Goal of the exercise: Transcribe all of the material below word for word and leave out its pictures.

Information supplied:
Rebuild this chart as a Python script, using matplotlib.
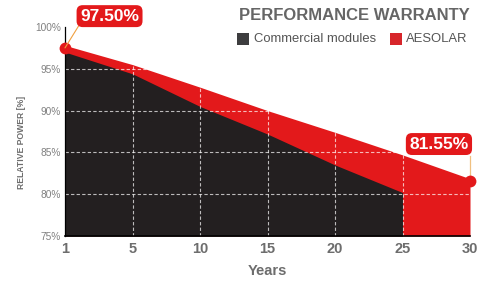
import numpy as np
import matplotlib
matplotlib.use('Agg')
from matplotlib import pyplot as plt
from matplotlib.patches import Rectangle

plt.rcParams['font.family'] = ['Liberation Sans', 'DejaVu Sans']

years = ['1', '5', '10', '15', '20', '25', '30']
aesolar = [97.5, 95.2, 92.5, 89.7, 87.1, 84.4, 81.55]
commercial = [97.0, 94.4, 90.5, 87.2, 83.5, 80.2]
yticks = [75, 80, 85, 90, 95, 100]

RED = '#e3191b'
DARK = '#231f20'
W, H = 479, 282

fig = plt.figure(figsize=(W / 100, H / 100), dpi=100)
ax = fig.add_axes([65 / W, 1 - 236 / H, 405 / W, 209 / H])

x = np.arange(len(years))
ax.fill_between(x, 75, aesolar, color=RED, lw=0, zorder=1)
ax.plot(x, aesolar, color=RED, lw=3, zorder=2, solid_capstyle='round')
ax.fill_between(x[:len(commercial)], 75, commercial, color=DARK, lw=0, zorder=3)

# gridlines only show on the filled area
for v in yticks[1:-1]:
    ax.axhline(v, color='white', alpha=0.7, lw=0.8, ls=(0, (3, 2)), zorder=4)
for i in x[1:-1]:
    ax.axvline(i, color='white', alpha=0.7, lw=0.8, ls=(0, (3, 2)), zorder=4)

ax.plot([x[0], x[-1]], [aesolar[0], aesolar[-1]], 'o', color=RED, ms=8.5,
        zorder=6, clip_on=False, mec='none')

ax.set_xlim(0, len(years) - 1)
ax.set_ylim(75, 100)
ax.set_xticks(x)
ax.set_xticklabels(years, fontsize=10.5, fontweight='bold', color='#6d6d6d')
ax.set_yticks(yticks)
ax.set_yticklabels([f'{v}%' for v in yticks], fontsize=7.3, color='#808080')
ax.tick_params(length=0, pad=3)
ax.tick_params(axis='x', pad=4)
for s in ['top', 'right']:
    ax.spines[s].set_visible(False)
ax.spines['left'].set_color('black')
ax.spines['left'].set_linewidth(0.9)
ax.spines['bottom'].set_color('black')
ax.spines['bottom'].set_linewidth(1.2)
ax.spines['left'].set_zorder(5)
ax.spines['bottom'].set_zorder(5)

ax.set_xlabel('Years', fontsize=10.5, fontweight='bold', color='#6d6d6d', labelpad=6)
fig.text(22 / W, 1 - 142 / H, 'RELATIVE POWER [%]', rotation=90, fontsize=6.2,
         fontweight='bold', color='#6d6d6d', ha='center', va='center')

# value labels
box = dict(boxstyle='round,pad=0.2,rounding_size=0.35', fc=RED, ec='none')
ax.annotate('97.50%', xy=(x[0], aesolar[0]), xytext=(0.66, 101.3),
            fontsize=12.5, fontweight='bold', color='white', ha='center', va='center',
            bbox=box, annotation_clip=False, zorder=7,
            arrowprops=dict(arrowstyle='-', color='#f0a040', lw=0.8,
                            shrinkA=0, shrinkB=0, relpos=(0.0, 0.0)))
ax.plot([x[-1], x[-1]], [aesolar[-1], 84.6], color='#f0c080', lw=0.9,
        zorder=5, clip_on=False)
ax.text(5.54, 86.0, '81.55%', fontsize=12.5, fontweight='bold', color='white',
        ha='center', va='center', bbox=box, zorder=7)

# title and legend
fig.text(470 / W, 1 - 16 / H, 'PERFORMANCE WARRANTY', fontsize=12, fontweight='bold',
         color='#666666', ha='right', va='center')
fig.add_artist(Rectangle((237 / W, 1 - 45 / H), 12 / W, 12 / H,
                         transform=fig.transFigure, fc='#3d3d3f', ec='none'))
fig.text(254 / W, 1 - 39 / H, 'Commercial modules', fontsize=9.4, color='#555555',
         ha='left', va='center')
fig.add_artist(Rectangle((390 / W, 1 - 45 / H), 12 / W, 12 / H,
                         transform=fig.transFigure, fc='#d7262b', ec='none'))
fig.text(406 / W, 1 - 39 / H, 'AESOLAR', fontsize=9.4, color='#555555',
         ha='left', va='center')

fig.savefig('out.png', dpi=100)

Answer to the task:
Rebuild this chart as a Python script, using matplotlib.
import numpy as np
import matplotlib
matplotlib.use('Agg')
from matplotlib import pyplot as plt
from matplotlib.patches import Rectangle

plt.rcParams['font.family'] = ['Liberation Sans', 'DejaVu Sans']

years = ['1', '5', '10', '15', '20', '25', '30']
aesolar = [97.5, 95.2, 92.5, 89.7, 87.1, 84.4, 81.55]
commercial = [97.0, 94.4, 90.5, 87.2, 83.5, 80.2]
yticks = [75, 80, 85, 90, 95, 100]

RED = '#e3191b'
DARK = '#231f20'
W, H = 479, 282

fig = plt.figure(figsize=(W / 100, H / 100), dpi=100)
ax = fig.add_axes([65 / W, 1 - 236 / H, 405 / W, 209 / H])

x = np.arange(len(years))
ax.fill_between(x, 75, aesolar, color=RED, lw=0, zorder=1)
ax.plot(x, aesolar, color=RED, lw=3, zorder=2, solid_capstyle='round')
ax.fill_between(x[:len(commercial)], 75, commercial, color=DARK, lw=0, zorder=3)

# gridlines only show on the filled area
for v in yticks[1:-1]:
    ax.axhline(v, color='white', alpha=0.7, lw=0.8, ls=(0, (3, 2)), zorder=4)
for i in x[1:-1]:
    ax.axvline(i, color='white', alpha=0.7, lw=0.8, ls=(0, (3, 2)), zorder=4)

ax.plot([x[0], x[-1]], [aesolar[0], aesolar[-1]], 'o', color=RED, ms=8.5,
        zorder=6, clip_on=False, mec='none')

ax.set_xlim(0, len(years) - 1)
ax.set_ylim(75, 100)
ax.set_xticks(x)
ax.set_xticklabels(years, fontsize=10.5, fontweight='bold', color='#6d6d6d')
ax.set_yticks(yticks)
ax.set_yticklabels([f'{v}%' for v in yticks], fontsize=7.3, color='#808080')
ax.tick_params(length=0, pad=3)
ax.tick_params(axis='x', pad=4)
for s in ['top', 'right']:
    ax.spines[s].set_visible(False)
ax.spines['left'].set_color('black')
ax.spines['left'].set_linewidth(0.9)
ax.spines['bottom'].set_color('black')
ax.spines['bottom'].set_linewidth(1.2)
ax.spines['left'].set_zorder(5)
ax.spines['bottom'].set_zorder(5)

ax.set_xlabel('Years', fontsize=10.5, fontweight='bold', color='#6d6d6d', labelpad=6)
fig.text(22 / W, 1 - 142 / H, 'RELATIVE POWER [%]', rotation=90, fontsize=6.2,
         fontweight='bold', color='#6d6d6d', ha='center', va='center')

# value labels
box = dict(boxstyle='round,pad=0.2,rounding_size=0.35', fc=RED, ec='none')
ax.annotate('97.50%', xy=(x[0], aesolar[0]), xytext=(0.66, 101.3),
            fontsize=12.5, fontweight='bold', color='white', ha='center', va='center',
            bbox=box, annotation_clip=False, zorder=7,
            arrowprops=dict(arrowstyle='-', color='#f0a040', lw=0.8,
                            shrinkA=0, shrinkB=0, relpos=(0.0, 0.0)))
ax.plot([x[-1], x[-1]], [aesolar[-1], 84.6], color='#f0c080', lw=0.9,
        zorder=5, clip_on=False)
ax.text(5.54, 86.0, '81.55%', fontsize=12.5, fontweight='bold', color='white',
        ha='center', va='center', bbox=box, zorder=7)

# title and legend
fig.text(470 / W, 1 - 16 / H, 'PERFORMANCE WARRANTY', fontsize=12, fontweight='bold',
         color='#666666', ha='right', va='center')
fig.add_artist(Rectangle((237 / W, 1 - 45 / H), 12 / W, 12 / H,
                         transform=fig.transFigure, fc='#3d3d3f', ec='none'))
fig.text(254 / W, 1 - 39 / H, 'Commercial modules', fontsize=9.4, color='#555555',
         ha='left', va='center')
fig.add_artist(Rectangle((390 / W, 1 - 45 / H), 12 / W, 12 / H,
                         transform=fig.transFigure, fc='#d7262b', ec='none'))
fig.text(406 / W, 1 - 39 / H, 'AESOLAR', fontsize=9.4, color='#555555',
         ha='left', va='center')

fig.savefig('out.png', dpi=100)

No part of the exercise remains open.